■ **Direction**
Lines containing the string "this" are to be collected in full.

--*--

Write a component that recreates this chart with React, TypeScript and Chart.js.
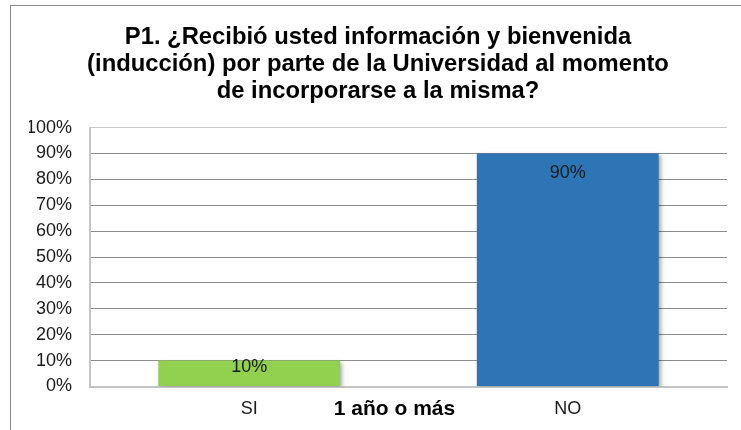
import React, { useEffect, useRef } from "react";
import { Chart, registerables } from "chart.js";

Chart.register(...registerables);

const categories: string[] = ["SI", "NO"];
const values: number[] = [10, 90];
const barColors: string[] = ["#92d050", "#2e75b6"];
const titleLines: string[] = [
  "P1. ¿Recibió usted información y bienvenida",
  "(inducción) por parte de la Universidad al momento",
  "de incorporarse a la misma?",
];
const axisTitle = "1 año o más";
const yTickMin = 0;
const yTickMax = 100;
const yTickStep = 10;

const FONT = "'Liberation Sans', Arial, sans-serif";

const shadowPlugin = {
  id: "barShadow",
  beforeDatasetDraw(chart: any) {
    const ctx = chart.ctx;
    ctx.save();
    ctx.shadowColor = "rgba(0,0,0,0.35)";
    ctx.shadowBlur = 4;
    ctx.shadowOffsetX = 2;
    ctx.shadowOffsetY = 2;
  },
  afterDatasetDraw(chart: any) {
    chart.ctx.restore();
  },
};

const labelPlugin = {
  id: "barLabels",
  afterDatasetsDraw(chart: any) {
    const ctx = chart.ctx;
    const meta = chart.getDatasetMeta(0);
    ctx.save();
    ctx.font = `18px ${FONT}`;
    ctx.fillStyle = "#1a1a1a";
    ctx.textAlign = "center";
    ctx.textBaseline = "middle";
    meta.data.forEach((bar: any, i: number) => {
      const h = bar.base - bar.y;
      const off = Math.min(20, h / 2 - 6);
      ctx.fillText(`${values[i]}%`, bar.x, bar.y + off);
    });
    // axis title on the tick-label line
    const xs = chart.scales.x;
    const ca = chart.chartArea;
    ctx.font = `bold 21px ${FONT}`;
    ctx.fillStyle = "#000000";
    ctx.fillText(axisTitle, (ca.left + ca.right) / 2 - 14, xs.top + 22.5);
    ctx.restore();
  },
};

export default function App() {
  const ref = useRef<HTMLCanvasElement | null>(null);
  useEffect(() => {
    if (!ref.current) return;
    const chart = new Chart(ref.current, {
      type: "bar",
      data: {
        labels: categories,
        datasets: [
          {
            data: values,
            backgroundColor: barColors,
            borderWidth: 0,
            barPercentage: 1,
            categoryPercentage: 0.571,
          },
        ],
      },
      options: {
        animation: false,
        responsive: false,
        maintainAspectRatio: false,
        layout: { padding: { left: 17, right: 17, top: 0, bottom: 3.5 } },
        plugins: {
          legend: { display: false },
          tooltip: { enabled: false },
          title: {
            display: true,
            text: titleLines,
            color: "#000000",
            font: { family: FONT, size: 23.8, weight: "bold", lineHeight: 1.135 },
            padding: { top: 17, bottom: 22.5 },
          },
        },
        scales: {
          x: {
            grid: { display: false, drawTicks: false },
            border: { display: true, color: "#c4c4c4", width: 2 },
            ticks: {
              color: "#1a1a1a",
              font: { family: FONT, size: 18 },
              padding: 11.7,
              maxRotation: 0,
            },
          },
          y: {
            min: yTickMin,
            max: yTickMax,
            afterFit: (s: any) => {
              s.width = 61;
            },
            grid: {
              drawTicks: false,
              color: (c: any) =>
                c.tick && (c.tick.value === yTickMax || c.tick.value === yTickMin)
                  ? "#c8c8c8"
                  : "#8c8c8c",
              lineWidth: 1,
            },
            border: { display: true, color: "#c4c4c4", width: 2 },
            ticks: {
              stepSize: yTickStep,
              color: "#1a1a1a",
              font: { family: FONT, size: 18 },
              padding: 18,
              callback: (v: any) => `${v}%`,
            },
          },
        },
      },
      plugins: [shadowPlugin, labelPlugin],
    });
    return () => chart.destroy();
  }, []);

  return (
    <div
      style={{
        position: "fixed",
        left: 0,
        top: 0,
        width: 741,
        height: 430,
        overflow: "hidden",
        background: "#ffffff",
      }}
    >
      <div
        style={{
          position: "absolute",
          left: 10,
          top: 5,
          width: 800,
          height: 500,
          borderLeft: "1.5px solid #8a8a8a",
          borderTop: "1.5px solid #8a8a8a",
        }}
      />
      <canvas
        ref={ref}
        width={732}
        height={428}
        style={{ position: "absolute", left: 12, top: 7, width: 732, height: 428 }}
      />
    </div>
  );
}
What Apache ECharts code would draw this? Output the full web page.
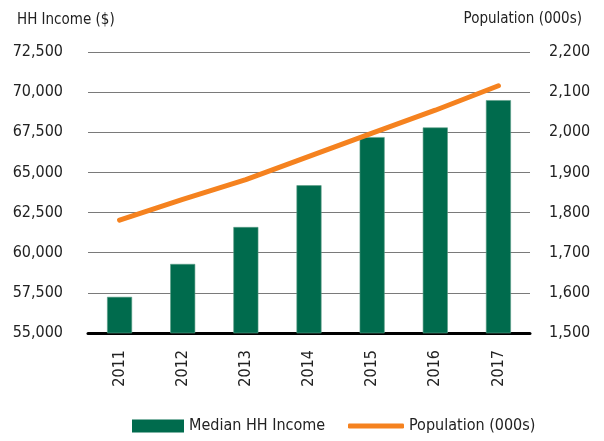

--*--

■ **Correct answer**
Write a component that recreates this chart with React, TypeScript and Chart.js.
What Apache ECharts code would draw this? Output the full web page.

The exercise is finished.